Nondestructive characterization of battery structures is important as both a research tool and as a means for developing reliable prognostics for batteries in service. Local Ultrasonic Resonance Spectroscopy (LURS) is a technique that measures spatially localized through-thickness vibrational resonances in layered materials. In battery cells, LURS measurements can reveal layer spacing and changes in mechanical properties. This study examines changes in structure that occur from fabrication to end of life for batteries cycled under different conditions as a demonstration of the capabilities of the LURS approach. Lithium metal pouch cell batteries were studied in both single- and multi-layer form factors.
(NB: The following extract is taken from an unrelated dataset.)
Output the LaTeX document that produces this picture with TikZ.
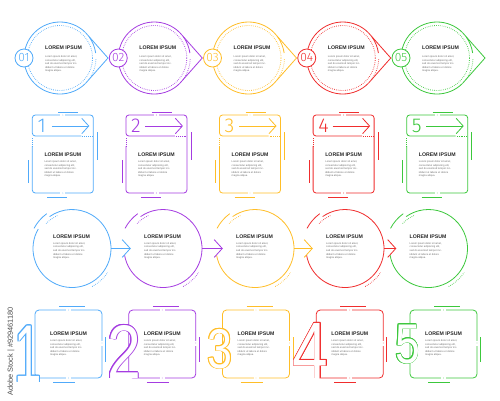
\documentclass[tikz,border=0pt]{standalone}
\usepackage{fontspec}
\setmainfont{Liberation Sans}
\IfFontExistsTF{Fira Sans Light}{\newfontfamily\thinfont{Fira Sans Light}}{\newfontfamily\thinfont{Liberation Sans}}
\usetikzlibrary{calc,arrows.meta}
\definecolor{cA}{RGB}{80,170,250}
\definecolor{cB}{RGB}{165,60,225}
\definecolor{cC}{RGB}{255,190,40}
\definecolor{cD}{RGB}{240,45,45}
\definecolor{cE}{RGB}{60,200,60}
\definecolor{txt}{RGB}{40,40,40}
\definecolor{bodytxt}{RGB}{110,110,110}
\newcommand{\bodytext}{Lorem ipsum dolor sit amet,\\consectetur adipiscing elit,\\sed do eiusmod tempor inc-\\ididunt ut labore et dolore\\magna aliqua.}
\tikzset{
  ln/.style={line width=0.8pt},
  dots/.style={line width=0.8pt, dash pattern=on 0.6pt off 1.3pt},
  ttl/.style={anchor=west, inner sep=0pt, text=txt, font=\bfseries\fontsize{5.2}{6}\selectfont},
  bodyt/.style={anchor=north west, inner sep=0pt, text=bodytxt, align=left, font=\fontsize{2.6}{3.6}\selectfont},
  barb/.style={-{Straight Barb[length=#1pt,width=2.2*#1pt]}},
  gapmark/.style={white,line width=1.8pt},
}
\begin{document}
\begin{tikzpicture}[x=1pt,y=1pt]
\fill[white] (0,0) rectangle (500,-400);
\useasboundingbox (0,0) rectangle (500,-400);

% ---------- Row 1 ----------
\foreach \i/\col/\dg in {0/cA/01,1/cB/02,2/cC/03,3/cD/04,4/cE/05}{
  \pgfmathsetmacro\cx{60+94.25*\i}
  \coordinate (oc\i) at (\cx,-58);
  \draw[\col,ln] ($(oc\i)+(45:36)$) arc[start angle=45,end angle=315,radius=36];
  \draw[\col,ln,line join=miter] ($(oc\i)+(45:36)$) -- ($(oc\i)+(48,0)$) -- ($(oc\i)+(-45:36)$);
  \draw[\col,ln] ($(oc\i)+(8:36)$) arc[start angle=8,end angle=36,radius=36];
  \draw[\col,dots] ($(oc\i)+(-36:36)$) arc[start angle=-36,end angle=0,radius=36];
  \draw[\col,dots] ($(oc\i)+(0:32.5)$) arc[start angle=0,end angle=360,radius=32.5];
  \node[circle,draw=\col,ln,fill=white,minimum size=18pt,inner sep=0pt,
        text=\col,font=\thinfont\fontsize{12}{12}\selectfont] (on\i) at ($(oc\i)+(-36,0)$) {\dg};
  \node[ttl] (ot\i) at ($(oc\i)+(-15,10)$) {LOREM IPSUM};
  \node[bodyt] (ob\i) at ($(oc\i)+(-15,2.5)$) {\bodytext};
}

% ---------- Row 2 ----------
\foreach \i/\col/\dg in {0/cA/1,1/cB/2,2/cC/3,3/cD/4,4/cE/5}{
  \pgfmathsetmacro\L{32.3+93.6*\i}
  \pgfmathsetmacro\R{\L+61}
  \draw[\col,ln,rounded corners=3pt] (\L,-146) -- (\L,-193) -- (\R,-193) -- (\R,-115) -- (\L,-115) -- (\L,-136) -- (\R-12,-136);
  \draw[\col,dots] (\R-11,-136) -- (\R,-136);
  \draw[\col,dots] (\L,-138) -- (\L,-146);
  \draw[gapmark] (\L+28,-115) -- (\L+33,-115);
  \fill[\col] (\L+30.5,-115) circle (0.45);
  \draw[gapmark] (\L+28,-193) -- (\L+33,-193);
  \fill[\col] (\L+30.5,-193) circle (0.45);
  \node[anchor=base west,inner sep=0pt,text=\col,font=\thinfont\fontsize{20}{20}\selectfont] (sn\i) at (\L+5,-132.5) {\dg};
  \coordinate (sa\i) at (\L+19.5,-126);
  \coordinate (sb\i) at (\L+57,-126);
  \draw[\col,ln,barb=7,line join=miter] (sa\i) -- (sb\i);
  \draw[\col,ln] (\L+26,-112) -- (\L+46,-112);
  \draw[\col,ln] (\R+4,-132) -- (\R+4,-160);
  \draw[\col,ln] (\L-4,-160) -- (\L-4,-183);
  \draw[\col,ln] (\L+15,-197) -- (\L+35,-197);
  \node[ttl] (st\i) at (\L+12,-155) {LOREM IPSUM};
  \node[bodyt] (sbt\i) at (\L+12,-160.5) {\bodytext};
}

% ---------- Row 3 ----------
\foreach \i/\col/\cx in {1/cA/72,2/cB/163,3/cC/255,4/cD/345,5/cE/428.5}{
  \node[circle,minimum size=78pt,inner sep=0pt,draw=none] (cc\i) at (\cx,-248.5) {};
  \ifnum\i=1
    \draw[\col,ln] ($(cc\i.center)+(150:39)$) arc[start angle=150,end angle=485,radius=39];
  \else
    \draw[\col,ln] ($(cc\i.center)+(190:39)$) arc[start angle=190,end angle=485,radius=39];
  \fi
  \draw[\col,ln] ($(cc\i.center)+(126:43)$) arc[start angle=126,end angle=152,radius=43];
  \draw[\col,dots] ($(cc\i.center)+(114:36)$) arc[start angle=114,end angle=136,radius=36];
  \draw[\col,dots] ($(cc\i.center)+(-62:43)$) arc[start angle=-62,end angle=-34,radius=43];
  \node[ttl] (ct\i) at ($(cc\i.center)+(-19,11.8)$) {LOREM IPSUM};
  \node[bodyt] (cb\i) at ($(cc\i.center)+(-19,6.3)$) {\bodytext};
}
\foreach \i/\j/\col in {1/2/cA,2/3/cB,3/4/cC,4/5/cD}{
  \draw[\col,ln,barb=8,line join=miter] (cc\i.east) -- ($(cc\j.west)+(7,0)$);
}

% ---------- Row 4 ----------
\foreach \i/\col/\dg/\fs/\dx/\by/\xs in {0/cA/1/82/-6.8/-382/0.6,1/cB/2/76/-4.5/-378/0.8,2/cC/3/56/-2.5/-368/0.8,3/cD/4/80/-5.5/-378/0.8,4/cE/5/56/-2.5/-363/0.8}{
  \pgfmathsetmacro\L{35+93.75*\i}
  \pgfmathsetmacro\R{\L+67}
  \draw[\col,ln,rounded corners=4pt] (\L,-310) rectangle (\R,-378);
  \draw[gapmark] (\L+31,-310) -- (\L+36,-310);
  \fill[\col] (\L+33.5,-310) circle (0.45);
  \draw[gapmark] (\L+31,-378) -- (\L+36,-378);
  \fill[\col] (\L+33.5,-378) circle (0.45);
  \draw[gapmark] (\R,-340.5) -- (\R,-345.5);
  \fill[\col] (\R,-343) circle (0.45);
  \draw[\col,ln] (\L+24,-306.5) -- (\L+50,-306.5);
  \draw[\col,ln] (\L+18,-382.5) -- (\L+40,-382.5);
  \draw[\col,ln] (\R+3.5,-337) -- (\R+3.5,-362);
  \coordinate (dp\i) at (\L+\dx,\by);
  \foreach \a in {0,30,...,330}{
    \node[anchor=base,inner sep=0pt,xscale=\xs,text=\col,font=\fontsize{\fs}{\fs}\selectfont] at ($(dp\i)+(\a:0.75)$) {\dg};
  }
  \node[anchor=base,inner sep=0pt,xscale=\xs,text=white,font=\fontsize{\fs}{\fs}\selectfont] (dg\i) at (dp\i) {\dg};
  \node[ttl] (qt\i) at (\L+15,-334) {LOREM IPSUM};
  \node[bodyt] (qb\i) at (\L+15,-339.5) {\bodytext};
}

% watermark text
\node[rotate=90,anchor=west,inner sep=0pt,text=black!70,font=\fontsize{7.4}{9}\selectfont] (wm) at (11,-396) {Adobe Stock | \#929461180};
\end{tikzpicture}
\end{document}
The cells were electrically cycled under constant current conditions at charge rates ranging from 0.2 C to 2 C, where 1 C is the charge rate (C-rate) required to fully charge a battery in one hour. In addition to varying charge rates, cells were also cycled under different temperatures and loading conditions, leading to a wide variety of electrode structures at end of life. LURS scans were conducted at various points in the battery lifetime to examine how damage developed. Multiple processing methods are shown, which help to reveal information about the internal resonance in each case and the ways in which resonance changes due to cell aging and spatial variation in the layered structure. Scan data in some instances showed evidence of manufacturing defects such as foreign object debris (FOD) on the electrode surface. In other cases, scan data showed spatial variation in degradation of the lithium anode surface that was dependent on the charge rate, loading scenario, or cycling temperature.